# START OF Given information

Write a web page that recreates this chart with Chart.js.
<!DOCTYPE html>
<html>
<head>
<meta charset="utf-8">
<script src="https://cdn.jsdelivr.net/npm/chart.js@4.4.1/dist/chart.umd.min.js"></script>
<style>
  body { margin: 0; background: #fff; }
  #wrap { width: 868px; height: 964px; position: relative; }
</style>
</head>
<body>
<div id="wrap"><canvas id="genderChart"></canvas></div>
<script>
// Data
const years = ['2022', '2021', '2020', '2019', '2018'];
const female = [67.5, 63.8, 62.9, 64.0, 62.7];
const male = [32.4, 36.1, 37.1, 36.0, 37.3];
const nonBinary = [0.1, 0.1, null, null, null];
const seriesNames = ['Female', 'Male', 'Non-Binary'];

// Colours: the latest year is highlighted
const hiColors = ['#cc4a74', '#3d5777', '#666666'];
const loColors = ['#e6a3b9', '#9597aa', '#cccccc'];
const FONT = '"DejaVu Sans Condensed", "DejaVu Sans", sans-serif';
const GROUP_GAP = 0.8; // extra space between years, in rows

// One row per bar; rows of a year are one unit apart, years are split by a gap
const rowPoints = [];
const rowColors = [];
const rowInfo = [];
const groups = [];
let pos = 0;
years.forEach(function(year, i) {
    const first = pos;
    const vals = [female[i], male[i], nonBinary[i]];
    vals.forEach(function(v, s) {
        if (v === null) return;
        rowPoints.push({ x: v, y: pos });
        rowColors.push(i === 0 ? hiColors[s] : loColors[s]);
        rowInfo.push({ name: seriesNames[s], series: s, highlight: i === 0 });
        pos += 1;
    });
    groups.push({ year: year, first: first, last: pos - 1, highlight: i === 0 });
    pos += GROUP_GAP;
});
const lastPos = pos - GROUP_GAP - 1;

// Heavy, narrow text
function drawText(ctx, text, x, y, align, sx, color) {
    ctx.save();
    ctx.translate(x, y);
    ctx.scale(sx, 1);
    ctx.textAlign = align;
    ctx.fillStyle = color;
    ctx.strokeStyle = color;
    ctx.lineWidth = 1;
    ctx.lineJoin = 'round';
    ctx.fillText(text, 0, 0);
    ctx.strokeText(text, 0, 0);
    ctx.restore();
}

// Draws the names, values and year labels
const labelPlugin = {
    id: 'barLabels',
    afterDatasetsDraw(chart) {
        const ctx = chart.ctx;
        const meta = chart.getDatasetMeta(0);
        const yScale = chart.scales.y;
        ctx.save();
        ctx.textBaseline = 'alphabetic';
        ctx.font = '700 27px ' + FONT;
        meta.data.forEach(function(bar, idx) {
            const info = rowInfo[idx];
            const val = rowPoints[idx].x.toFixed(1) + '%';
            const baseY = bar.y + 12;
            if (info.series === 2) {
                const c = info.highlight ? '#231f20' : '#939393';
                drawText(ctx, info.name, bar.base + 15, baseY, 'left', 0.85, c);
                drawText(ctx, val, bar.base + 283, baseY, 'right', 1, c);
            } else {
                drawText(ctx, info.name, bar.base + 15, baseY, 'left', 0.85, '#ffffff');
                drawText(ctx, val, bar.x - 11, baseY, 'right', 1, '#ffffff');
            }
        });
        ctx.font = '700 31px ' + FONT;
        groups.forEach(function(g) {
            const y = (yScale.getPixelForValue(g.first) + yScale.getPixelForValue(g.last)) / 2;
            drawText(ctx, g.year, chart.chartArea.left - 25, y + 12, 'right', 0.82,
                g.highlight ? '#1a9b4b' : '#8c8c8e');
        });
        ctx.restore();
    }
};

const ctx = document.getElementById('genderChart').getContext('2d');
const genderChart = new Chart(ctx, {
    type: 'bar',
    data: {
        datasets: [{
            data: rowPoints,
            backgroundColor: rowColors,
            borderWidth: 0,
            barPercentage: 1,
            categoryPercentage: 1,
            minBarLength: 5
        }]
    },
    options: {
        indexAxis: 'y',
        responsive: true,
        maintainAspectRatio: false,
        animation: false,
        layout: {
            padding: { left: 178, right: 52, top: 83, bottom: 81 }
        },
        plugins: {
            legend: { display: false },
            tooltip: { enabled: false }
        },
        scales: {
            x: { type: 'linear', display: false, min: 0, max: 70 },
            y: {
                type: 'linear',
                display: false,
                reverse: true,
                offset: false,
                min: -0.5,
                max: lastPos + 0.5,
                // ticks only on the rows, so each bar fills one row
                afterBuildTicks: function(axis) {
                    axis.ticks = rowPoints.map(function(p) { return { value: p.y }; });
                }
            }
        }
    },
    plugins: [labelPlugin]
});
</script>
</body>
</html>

# END OF Given information
# START OF Given information

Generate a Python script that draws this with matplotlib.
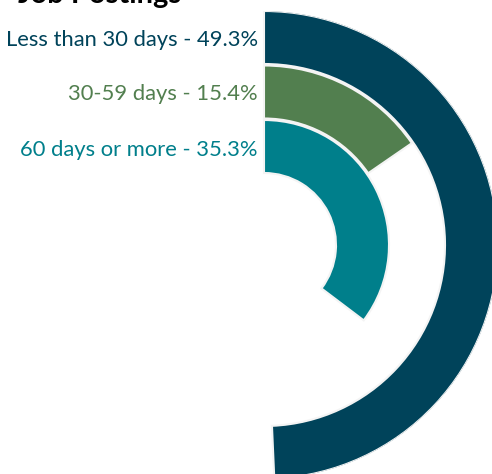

# END OF Given information

* _Goal_
Look back at the entries above. Retype the line with "Write a web", the line with "const GROUP_GAP = 0.8;", and all lines in between.

* _Exercise result_
Write a web page that recreates this chart with Chart.js.
<!DOCTYPE html>
<html>
<head>
<meta charset="utf-8">
<script src="https://cdn.jsdelivr.net/npm/chart.js@4.4.1/dist/chart.umd.min.js"></script>
<style>
  body { margin: 0; background: #fff; }
  #wrap { width: 868px; height: 964px; position: relative; }
</style>
</head>
<body>
<div id="wrap"><canvas id="genderChart"></canvas></div>
<script>
// Data
const years = ['2022', '2021', '2020', '2019', '2018'];
const female = [67.5, 63.8, 62.9, 64.0, 62.7];
const male = [32.4, 36.1, 37.1, 36.0, 37.3];
const nonBinary = [0.1, 0.1, null, null, null];
const seriesNames = ['Female', 'Male', 'Non-Binary'];

// Colours: the latest year is highlighted
const hiColors = ['#cc4a74', '#3d5777', '#666666'];
const loColors = ['#e6a3b9', '#9597aa', '#cccccc'];
const FONT = '"DejaVu Sans Condensed", "DejaVu Sans", sans-serif';
const GROUP_GAP = 0.8; // extra space between years, in rows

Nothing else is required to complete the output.